For instance, the aforementioned Structure Sensor is an affordable 3D scanner from a forward-thinking startup called Occipital. What makes them forward-thinking is that their $379 scanner – which attaches to an iPad or iPhone for accessible 3D capturing of the physical world – is a gateway to the emerging mixed reality field. As a scanner, it can create accurate 3D models and, as a depth sensor, it can be used as an AR/VR headset that actually registers one’s physical environment. Ideal for interior decorating, architectural planning, and gaming. These features are still pretty young, but the device and headset are already available now, without the need to wait on a beta tester list.
Google will be taking this one step further with Project Tango, a Lenovo-produced phablet that will put 3D sensing into the pockets of consumers this summer for a very reasonable price tag of under $500. Apple, too, who many have been skeptical about when it comes to VR, may be producing a 3D sensing iPhone, the iPhone 7 Plus. According to KGI Securities analyst Ming-Chi Kuo, one of two iPhone 7 Plus models to be released this coming September will feature dual-rear cameras for possible 3D capture. If they can get to market soon enough, Project Tango and the iPhone 7 Plus could officially kickstart the mixed reality era, as ordinary individuals would begin computing the world in 3D, capturing their moments as 3D scans to share on sites like Sketchfab, which aims to be like the three-dimensional version of Facebook. It would make 3D displays actually matter to vloggers, bloggers, and social media users in general. In other words: everyone.

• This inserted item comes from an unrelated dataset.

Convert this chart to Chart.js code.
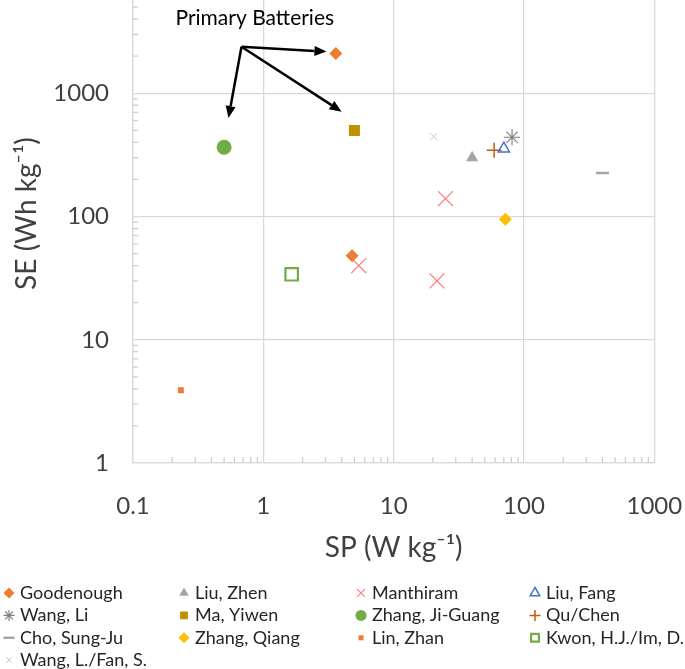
<!DOCTYPE html>
<html>
<head>
<meta charset="utf-8">
<script src="https://cdn.jsdelivr.net/npm/chart.js@4/dist/chart.umd.min.js"></script>
<style>
  body { margin: 0; background: #fff; }
  canvas { display: block; }
</style>
</head>
<body>
<canvas id="chart" width="685" height="669"></canvas>
<script>
// series values, SP (W/kg) and SE (Wh/kg)
var spGoodenough = [3.6, 4.8],        seGoodenough = [2100, 48];
var spLiuZhen = [40],                 seLiuZhen = [300];
var spManthiram = [5.4, 21.5, 25],    seManthiram = [40, 30, 140];
var spLiuFang = [70],                 seLiuFang = [355];
var spWangLi = [81],                  seWangLi = [440];
var spMaYiwen = [5.0],                seMaYiwen = [500];
var spZhangJG = [0.5],                seZhangJG = [365];
var spQuChen = [59],                  seQuChen = [345];
var spChoSJ = [400],                  seChoSJ = [226];
var spZhangQiang = [72],              seZhangQiang = [95];
var spLinZhan = [0.233],              seLinZhan = [3.9];
var spKwon = [1.65],                  seKwon = [34];
var spWangFan = [20.3],               seWangFan = [445];

// annotation, in data units
var noteText = 'Primary Batteries';
var notePos = [0.86, 4100];
var arrowFrom = [0.68, 2390];
var arrowTo = [[3.05, 2180], [3.99, 710], [0.54, 630]];

var FONT = 'Lato, "Open Sans", sans-serif';
var TEXT = '#404040';
var GRID = '#d9d9d9';

function pts(xs, ys) {
  return xs.map(function(x, i) { return { x: x, y: ys[i] }; });
}

// style: [pointStyle, radius, fill, stroke, borderWidth]
function series(label, xs, ys, st) {
  return {
    label: label,
    data: pts(xs, ys),
    pointStyle: st[0],
    pointRadius: st[1],
    pointHoverRadius: st[1],
    backgroundColor: st[2],
    borderColor: st[3],
    pointBackgroundColor: st[2],
    pointBorderColor: st[3],
    pointHoverBackgroundColor: st[2],
    pointHoverBorderColor: st[3],
    pointBorderWidth: st[4] || 0
  };
}

var NONE = 'rgba(0,0,0,0)';
var datasets = [
  series('Goodenough', spGoodenough, seGoodenough, ['rectRot', 6.5, '#ED7D31', '#ED7D31']),
  series('Liu, Zhen', spLiuZhen, seLiuZhen, ['triangle', 7, '#A5A5A5', '#A5A5A5']),
  series('Manthiram', spManthiram, seManthiram, ['crossRot', 10.5, '#FF7C80', '#FF7C80', 1.2]),
  series('Liu, Fang', spLiuFang, seLiuFang, ['triangle', 6.5, NONE, '#4472C4', 1.5]),
  series('Wang, Li', spWangLi, seWangLi, ['star', 8, '#7F7F7F', '#7F7F7F', 1.1]),
  series('Ma, Yiwen', spMaYiwen, seMaYiwen, ['rect', 7.8, '#BF9000', '#BF9000']),
  series('Zhang, Ji-Guang', spZhangJG, seZhangJG, ['circle', 7.5, '#70AD47', '#70AD47']),
  series('Qu/Chen', spQuChen, seQuChen, ['cross', 7.5, '#C55A11', '#C55A11', 1.5]),
  series('Cho, Sung-Ju', spChoSJ, seChoSJ, ['line', 6.5, '#A5A5A5', '#A5A5A5', 2.5]),
  series('Zhang, Qiang', spZhangQiang, seZhangQiang, ['rectRot', 6.5, '#FFC000', '#FFC000']),
  series('Lin, Zhan', spLinZhan, seLinZhan, ['rect', 4.2, '#ED7D31', '#ED7D31']),
  series('Kwon, H.J./Im, D.', spKwon, seKwon, ['rect', 8.8, NONE, '#70AD47', 2.2]),
  series('Wang, L./Fan, S.', spWangFan, seWangFan, ['crossRot', 5, '#B4C7E7', '#B4C7E7', 1])
];

function isDecade(v) {
  var l = Math.log10(v);
  return Math.abs(l - Math.round(l)) < 1e-6;
}

function decadeLabel(v) {
  return isDecade(v) ? String(Number(v.toPrecision(1))) : null;
}

// short minor tick marks drawn inside the plot, like the original
var minorTicks = {
  id: 'minorTicks',
  beforeDatasetsDraw: function(chart) {
    var ctx = chart.ctx, area = chart.chartArea;
    var x = chart.scales.x, y = chart.scales.y;
    ctx.save();
    ctx.strokeStyle = '#cfcfcf';
    ctx.lineWidth = 1.3;
    ctx.beginPath();
    for (var k = -1; k < 4; k++) {
      for (var m = 2; m < 10; m++) {
        var v = m * Math.pow(10, k);
        if (v > x.min && v < x.max) {
          var px = x.getPixelForValue(v);
          ctx.moveTo(px, area.bottom);
          ctx.lineTo(px, area.bottom - 6);
        }
        if (v > y.min && v < y.max) {
          var py = y.getPixelForValue(v);
          ctx.moveTo(area.left, py);
          ctx.lineTo(area.left + 5, py);
        }
      }
    }
    ctx.stroke();
    ctx.restore();
  }
};

function arrow(ctx, x0, y0, x1, y1) {
  var a = Math.atan2(y1 - y0, x1 - x0), len = 12, half = 5;
  var bx = x1 - Math.cos(a) * len, by = y1 - Math.sin(a) * len;
  ctx.beginPath();
  ctx.moveTo(x0, y0);
  ctx.lineTo(bx, by);
  ctx.stroke();
  ctx.beginPath();
  ctx.moveTo(x1, y1);
  ctx.lineTo(bx - Math.sin(a) * half, by + Math.cos(a) * half);
  ctx.lineTo(bx + Math.sin(a) * half, by - Math.cos(a) * half);
  ctx.closePath();
  ctx.fill();
}

var annotation = {
  id: 'annotation',
  afterDatasetsDraw: function(chart) {
    var ctx = chart.ctx, x = chart.scales.x, y = chart.scales.y;
    ctx.save();
    ctx.fillStyle = '#000';
    ctx.strokeStyle = '#000';
    ctx.lineWidth = 2.5;
    ctx.font = '21px ' + FONT;
    ctx.textAlign = 'center';
    ctx.textBaseline = 'middle';
    ctx.fillText(noteText, x.getPixelForValue(notePos[0]), y.getPixelForValue(notePos[1]));
    var fx = x.getPixelForValue(arrowFrom[0]), fy = y.getPixelForValue(arrowFrom[1]);
    arrowTo.forEach(function(p) {
      arrow(ctx, fx, fy, x.getPixelForValue(p[0]), y.getPixelForValue(p[1]));
    });
    ctx.restore();
  }
};

// four column legend under the plot
var legendCols = [9, 184, 361, 535];
var gridLegend = {
  id: 'gridLegend',
  afterDraw: function(chart) {
    var ctx = chart.ctx;
    ctx.save();
    ctx.font = '18px ' + FONT;
    ctx.textBaseline = 'middle';
    ctx.textAlign = 'left';
    chart.data.datasets.forEach(function(ds, i) {
      var cx = legendCols[i % 4], cy = 593 + Math.floor(i / 4) * 22.4;
      ctx.fillStyle = ds.pointBackgroundColor;
      ctx.strokeStyle = ds.pointBorderColor;
      ctx.lineWidth = ds.pointBorderWidth || 1;
      if (Chart.helpers && Chart.helpers.drawPoint) {
        Chart.helpers.drawPoint(ctx, {
          pointStyle: ds.pointStyle,
          radius: Math.min(ds.pointRadius, 6.5) * 0.85,
          borderWidth: ds.pointBorderWidth,
          rotation: 0
        }, cx, cy);
      }
      ctx.fillStyle = '#262626';
      ctx.fillText(ds.label, cx + 11, cy);
    });
    ctx.restore();
  }
};

new Chart(document.getElementById('chart'), {
  type: 'scatter',
  data: { datasets: datasets },
  plugins: [minorTicks, annotation, gridLegend],
  options: {
    responsive: false,
    animation: false,
    events: [],
    devicePixelRatio: 1,
    layout: { autoPadding: false, padding: { top: 0, right: 30.7, bottom: 96, left: 0 } },
    plugins: {
      legend: { display: false },
      tooltip: { enabled: false }
    },
    scales: {
      x: {
        type: 'logarithmic',
        position: 'bottom',
        min: 0.1,
        max: 1000,
        border: { color: GRID, width: 1.3 },
        grid: { color: GRID, lineWidth: 1.3, drawTicks: false },
        ticks: { autoSkip: false, maxRotation: 0, padding: 29, color: TEXT, font: { family: FONT, size: 24 }, callback: decadeLabel },
        title: { display: true, text: 'SP (W kg⁻¹)', color: TEXT, font: { family: FONT, size: 28 }, padding: { top: 0, bottom: 8 } },
        afterFit: function(s) { s.height = 110; s.paddingLeft = 0; s.paddingRight = 0; }
      },
      y: {
        type: 'logarithmic',
        min: 1,
        max: 5717,
        border: { color: GRID, width: 1.3 },
        grid: { color: GRID, lineWidth: 1.3, drawTicks: false },
        ticks: { autoSkip: false, padding: 24, color: TEXT, font: { family: FONT, size: 24 }, callback: decadeLabel },
        title: { display: true, text: '     SE (Wh kg⁻¹)', color: TEXT, font: { family: FONT, size: 28 }, padding: { top: 10, bottom: 0 } },
        afterFit: function(s) { s.width = 133; s.paddingTop = 0; s.paddingBottom = 0; }
      }
    }
  }
});
</script>
</body>
</html>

While the porn industry is already capitalizing on this technology (foreshadowing its success?), this limitless realm of creativity has vast potential for human life. The most banal examples include doctors rehearsing surgeries before performing them. In harder to picture scenarios, engineers could feel their way through complex shapes to solve intricate problems. Say, simulate the Deepwater Horizon catastrophe and design a solution that could only be manufactured with 3D printing, due to the technology’s ability to create complex shapes. Almost like lucid dreaming, individuals would be able to explore impossible landscapes, generate unthinkable objects, and bring real solutions into the physical world with 3D printing. We’d be realizing Buckminster Fuller’s concept of ephemeralization in which you do “more and more with less and less until eventually you can do everything with nothing.”
All of this is kind of hypothetical, of course. In the same way that desktop computing and its potential was hypothetical. Or how the potential of automated manufacturing was hypothetical. So, if this hypothetical reality of the future of mixed reality becomes real, the question will not just be what it will look like, but who will control it? Will it continue to be a tech ecosystem managed by giants like Alphabet, née Google? Or will the simultaneously emerging Maker movement be able to wrestle control for those outside of multinationals?
Because those giants already have terms for this ecosystem. So, before we can even begin to address those concerns, we must first be able to acknowledge that the mixed reality ecosystem is emerging in the first place. Maybe we should even come up with our own term for “mixed reality” before they remix our reality for us.